En premier lieu, il y a la nature même de toute LGV qui est conçue pour relier uniquement les grands centres urbains au détriment des villes petites et moyennes situées sur l’itinéraire. Plus précisément, pour le milieu rural, c’est une véritable catastrophe car il n’y a aucun échangeur prévu comme pour les autoroutes. Des villages, des hameaux et des familles seront dorénavant « enclavés » et isolés les uns des autres, sans compter l’ impact écologique de ces nouvelles infrastructures linéaires qui ne fera alors que s’ ajouter à celui représenté par les autoroutes existantes. Quel que soit le tracé adopté, ce seront de nouveaux espaces naturels et de nouvelles terres agricoles qui vont être sacrifiées une fois de plus sur l’ autel du "développement " en dépit des fameux engagements de Grenelle. Faut-il le rappeller ? La LGV comme l’ autoroute assèche le milieu rural et exclut les villes et les régions laissées pour compte du "progrés" et qui en plus sont appelés à financer le projet !

Autre aspect négatif, le gain de temps très limité entraîné par la voie nouvelle au regard de l’importance de l’investissement. Tant qu’ à vouloir gagner du temps, les transports de proximité devraient être considérés comme prioritaires (TER, Tram etc…), car s’il y a du temps perdu, c’est bien dans les embouteillages. En toute hypothèse, il faut savoir que par définition les gains de temps entraînés par l’amélioration de la vitesse des trains ne peuvent aller qu’en décroissant alors que les coûts multiformes explosent, telle est la loi d’ airain du progrès technique dont nous n’ avons pas encore réalisé la portée !

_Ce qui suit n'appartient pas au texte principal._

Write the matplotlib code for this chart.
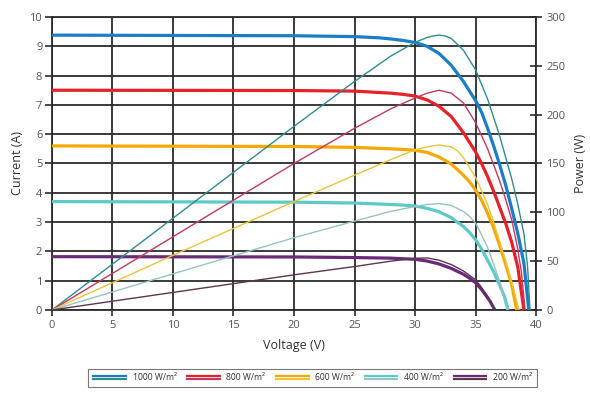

Reste la justification ultime avancée par les tenants du projet au sein des associations de protection de l’environnement, à savoir le fait de la libération de la ligne actuelle au profit du transport de marchandise. Cet argument serait recevable si la SNCF s’était engagée fermement en sa faveur. Or le fret est actuellement en voie d’abandon total au profit de la route, sans que le gouvernement ne prenne aucune mesure crédible de réorientation de la politique des transports dans ce domaine. Or là devrait être la priorité des investissements dans notre région ! D’ailleurs, l’expérience le montre : partout où les lignes anciennes ont été libérées par la construction de LGV, aucun progrès dans le transport de marchandise n’a été noté !

Enfin, on ne soulignera jamais assez le coût exorbitant représenté par ces investissements, compte tenu des inconvénients signalés et surtout de l’ endettement public actuel. La moitié du déficit actuel de RFF est dû à la création du réseau LGV qui , comme on pouvait s’en douter, a été réalisé au détriment de la maintenance du réseau des lignes régionales.

Par ailleurs , les miracles économiques attendus par les villes desservies par le TGV n’ ont guère été au rendez-vous. Il suffit pour cela de comparer Bordeaux avec Toulouse qui est une ville très dynamique sur le plan économique par rapport à la première, bien qu’elle soit aujourd’hui à cinq heures de Paris dans la meilleure des hypothèses. Au terme de cette analyse , s’il est incontestable qu’ une priorité absolue doit être donnée au rail par rapport à la route et à la voie aérienne pour des motifs d’ ordre écologique et social, il n’ apparaît pas du tout souhaitable pour la collectivité de donner la priorité à la grande vitesse au détriment du réseau ferroviaire restant, compte tenu des coûts financiers et environnementaux entraînés par la création de ces voies nouvelles .

Mieux vaudrait se contenter d’ utiliser les voies existantes en les modernisant, même si cela fait perdre une heure tout les cinq cent kilomètres . Cela est aujourd’ hui d’ autant plus vrai que les fameux TGV-pendulaires prévus pour la ligne POLT et abandonnés depuis, constituent une réponse technique crédible pour des gains de temps raisonnables. Et par delà les questions posées par ce dossier , il faudra également bien qu’ un jour, contraint et forcé, l’homme moderne accepte de voir sa vitesse et sa mobilité limitées, du moins s’ il veut encore vivre dans un monde à l’ échelle humaine et tenir compte de l’épuisement des ressources naturelles de la planète ! De ce point de vue là, le grand chantier des LGV devrait être notre dernière vache sacrée à sacrifier sur l’autel d’un vrai progrès.